■ Records provided:
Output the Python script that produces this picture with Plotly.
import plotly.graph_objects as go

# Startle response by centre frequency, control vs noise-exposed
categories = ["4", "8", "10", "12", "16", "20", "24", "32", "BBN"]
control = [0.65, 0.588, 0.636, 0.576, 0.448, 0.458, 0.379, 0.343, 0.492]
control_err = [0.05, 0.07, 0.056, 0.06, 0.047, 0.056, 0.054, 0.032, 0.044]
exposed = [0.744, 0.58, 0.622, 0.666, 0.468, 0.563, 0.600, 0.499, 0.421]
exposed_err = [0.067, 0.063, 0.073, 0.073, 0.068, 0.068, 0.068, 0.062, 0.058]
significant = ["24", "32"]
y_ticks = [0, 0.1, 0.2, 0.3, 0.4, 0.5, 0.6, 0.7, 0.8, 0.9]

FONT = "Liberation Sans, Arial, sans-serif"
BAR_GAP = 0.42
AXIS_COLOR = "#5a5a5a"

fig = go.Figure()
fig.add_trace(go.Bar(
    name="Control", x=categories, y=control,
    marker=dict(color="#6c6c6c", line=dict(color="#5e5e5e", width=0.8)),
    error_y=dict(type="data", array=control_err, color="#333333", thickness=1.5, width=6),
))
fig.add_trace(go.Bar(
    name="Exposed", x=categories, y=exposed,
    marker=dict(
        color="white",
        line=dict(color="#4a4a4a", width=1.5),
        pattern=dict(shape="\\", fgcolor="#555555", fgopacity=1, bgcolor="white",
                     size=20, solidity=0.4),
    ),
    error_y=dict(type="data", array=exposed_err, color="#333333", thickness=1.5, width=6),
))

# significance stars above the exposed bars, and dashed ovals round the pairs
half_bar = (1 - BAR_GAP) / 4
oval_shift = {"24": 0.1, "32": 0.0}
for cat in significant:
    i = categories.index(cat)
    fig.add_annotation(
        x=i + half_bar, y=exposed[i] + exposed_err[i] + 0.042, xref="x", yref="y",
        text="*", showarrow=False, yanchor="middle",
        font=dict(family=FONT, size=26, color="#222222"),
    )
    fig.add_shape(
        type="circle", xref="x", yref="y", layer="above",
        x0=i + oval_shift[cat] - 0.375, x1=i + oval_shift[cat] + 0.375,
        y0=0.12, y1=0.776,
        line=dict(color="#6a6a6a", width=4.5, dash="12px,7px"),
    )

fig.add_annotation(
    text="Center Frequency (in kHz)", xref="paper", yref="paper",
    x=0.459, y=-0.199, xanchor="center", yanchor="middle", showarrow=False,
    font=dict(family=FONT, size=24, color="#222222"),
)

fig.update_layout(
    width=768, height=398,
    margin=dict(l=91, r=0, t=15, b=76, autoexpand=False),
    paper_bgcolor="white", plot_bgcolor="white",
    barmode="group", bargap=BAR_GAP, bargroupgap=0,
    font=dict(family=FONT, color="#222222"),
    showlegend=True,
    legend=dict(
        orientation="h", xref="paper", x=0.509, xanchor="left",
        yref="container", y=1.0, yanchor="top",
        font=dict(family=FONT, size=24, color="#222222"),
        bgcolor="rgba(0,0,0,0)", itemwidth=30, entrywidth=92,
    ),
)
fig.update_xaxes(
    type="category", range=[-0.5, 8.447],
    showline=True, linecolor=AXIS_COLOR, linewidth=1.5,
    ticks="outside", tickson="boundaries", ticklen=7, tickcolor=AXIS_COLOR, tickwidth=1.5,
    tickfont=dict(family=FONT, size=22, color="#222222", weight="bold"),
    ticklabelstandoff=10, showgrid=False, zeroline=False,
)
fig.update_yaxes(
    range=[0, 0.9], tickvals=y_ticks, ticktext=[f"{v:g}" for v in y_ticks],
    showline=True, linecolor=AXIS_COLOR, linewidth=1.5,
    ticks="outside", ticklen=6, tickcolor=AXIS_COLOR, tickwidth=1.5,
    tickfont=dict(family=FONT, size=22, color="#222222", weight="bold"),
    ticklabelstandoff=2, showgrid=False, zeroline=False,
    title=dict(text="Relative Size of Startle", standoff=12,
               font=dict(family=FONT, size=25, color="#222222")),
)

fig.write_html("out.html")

---

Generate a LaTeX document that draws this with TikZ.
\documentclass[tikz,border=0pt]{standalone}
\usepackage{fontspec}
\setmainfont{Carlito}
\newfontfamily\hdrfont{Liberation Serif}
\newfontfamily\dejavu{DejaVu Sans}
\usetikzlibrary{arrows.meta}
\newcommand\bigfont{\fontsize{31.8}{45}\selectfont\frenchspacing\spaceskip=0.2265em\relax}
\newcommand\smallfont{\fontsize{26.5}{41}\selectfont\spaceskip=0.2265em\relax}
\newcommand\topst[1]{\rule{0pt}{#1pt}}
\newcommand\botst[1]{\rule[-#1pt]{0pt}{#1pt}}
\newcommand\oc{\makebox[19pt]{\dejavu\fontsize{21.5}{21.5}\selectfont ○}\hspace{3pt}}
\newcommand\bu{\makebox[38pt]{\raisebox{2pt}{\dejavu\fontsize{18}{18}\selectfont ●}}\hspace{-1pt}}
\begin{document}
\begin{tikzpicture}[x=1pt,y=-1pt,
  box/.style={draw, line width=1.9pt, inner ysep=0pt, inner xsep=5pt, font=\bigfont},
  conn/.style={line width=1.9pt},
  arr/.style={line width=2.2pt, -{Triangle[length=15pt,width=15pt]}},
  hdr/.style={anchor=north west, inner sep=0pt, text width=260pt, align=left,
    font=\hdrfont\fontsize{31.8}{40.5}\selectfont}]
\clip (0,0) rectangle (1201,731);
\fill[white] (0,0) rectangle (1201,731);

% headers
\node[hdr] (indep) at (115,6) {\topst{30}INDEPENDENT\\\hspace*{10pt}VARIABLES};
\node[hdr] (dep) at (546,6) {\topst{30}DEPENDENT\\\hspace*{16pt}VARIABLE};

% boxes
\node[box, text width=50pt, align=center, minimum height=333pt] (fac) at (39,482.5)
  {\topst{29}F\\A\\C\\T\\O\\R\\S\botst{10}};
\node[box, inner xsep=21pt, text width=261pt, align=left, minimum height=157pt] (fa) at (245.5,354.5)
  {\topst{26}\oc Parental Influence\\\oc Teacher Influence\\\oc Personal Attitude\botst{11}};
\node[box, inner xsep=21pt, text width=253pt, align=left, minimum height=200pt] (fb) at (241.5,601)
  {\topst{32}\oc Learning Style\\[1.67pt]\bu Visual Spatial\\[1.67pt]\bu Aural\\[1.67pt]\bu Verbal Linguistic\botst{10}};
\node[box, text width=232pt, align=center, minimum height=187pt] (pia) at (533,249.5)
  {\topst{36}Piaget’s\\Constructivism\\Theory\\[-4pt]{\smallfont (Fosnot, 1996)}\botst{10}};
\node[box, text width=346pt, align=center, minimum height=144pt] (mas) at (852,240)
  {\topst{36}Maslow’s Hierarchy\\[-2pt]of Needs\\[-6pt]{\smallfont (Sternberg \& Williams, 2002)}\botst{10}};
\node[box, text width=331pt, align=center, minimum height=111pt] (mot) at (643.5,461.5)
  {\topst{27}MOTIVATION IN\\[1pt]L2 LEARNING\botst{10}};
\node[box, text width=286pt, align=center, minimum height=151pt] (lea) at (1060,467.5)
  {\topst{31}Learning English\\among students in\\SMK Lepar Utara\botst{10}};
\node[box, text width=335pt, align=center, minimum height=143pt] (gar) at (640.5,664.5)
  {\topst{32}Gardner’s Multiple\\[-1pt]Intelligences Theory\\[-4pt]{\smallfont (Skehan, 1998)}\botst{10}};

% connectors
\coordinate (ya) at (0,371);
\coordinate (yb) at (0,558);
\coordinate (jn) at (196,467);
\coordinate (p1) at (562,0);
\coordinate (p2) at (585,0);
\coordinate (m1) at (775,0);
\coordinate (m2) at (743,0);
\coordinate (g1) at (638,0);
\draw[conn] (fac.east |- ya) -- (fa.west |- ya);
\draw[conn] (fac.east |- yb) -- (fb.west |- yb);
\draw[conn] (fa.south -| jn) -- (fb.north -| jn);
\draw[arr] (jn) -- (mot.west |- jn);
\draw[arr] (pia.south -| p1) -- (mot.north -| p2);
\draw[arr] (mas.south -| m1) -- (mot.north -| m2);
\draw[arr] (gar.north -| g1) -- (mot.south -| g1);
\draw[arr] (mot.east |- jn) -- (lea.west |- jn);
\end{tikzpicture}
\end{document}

---

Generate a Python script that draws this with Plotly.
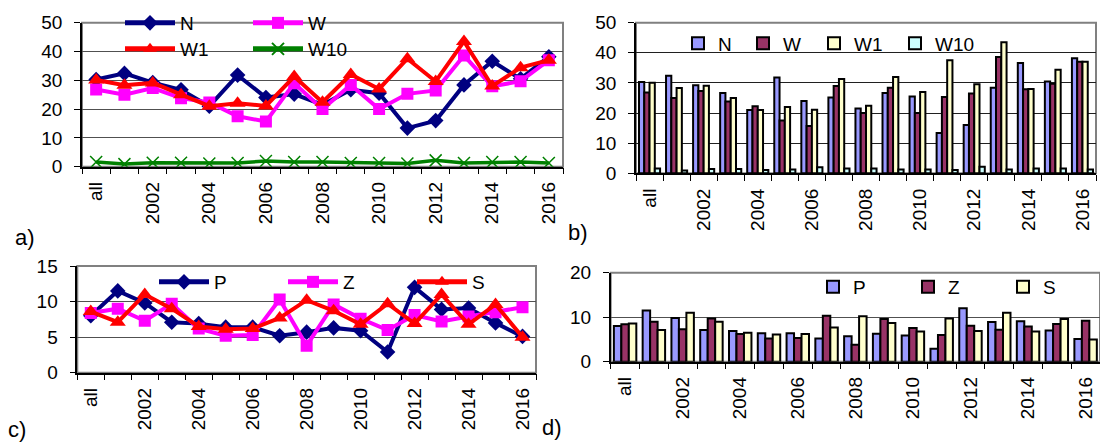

■ Aim of the task: Report each line in the preceding entries that holds the string "this".

■ Exercise result:
Output the Python script that produces this picture with Plotly.
Generate a LaTeX document that draws this with TikZ.
Generate a Python script that draws this with Plotly.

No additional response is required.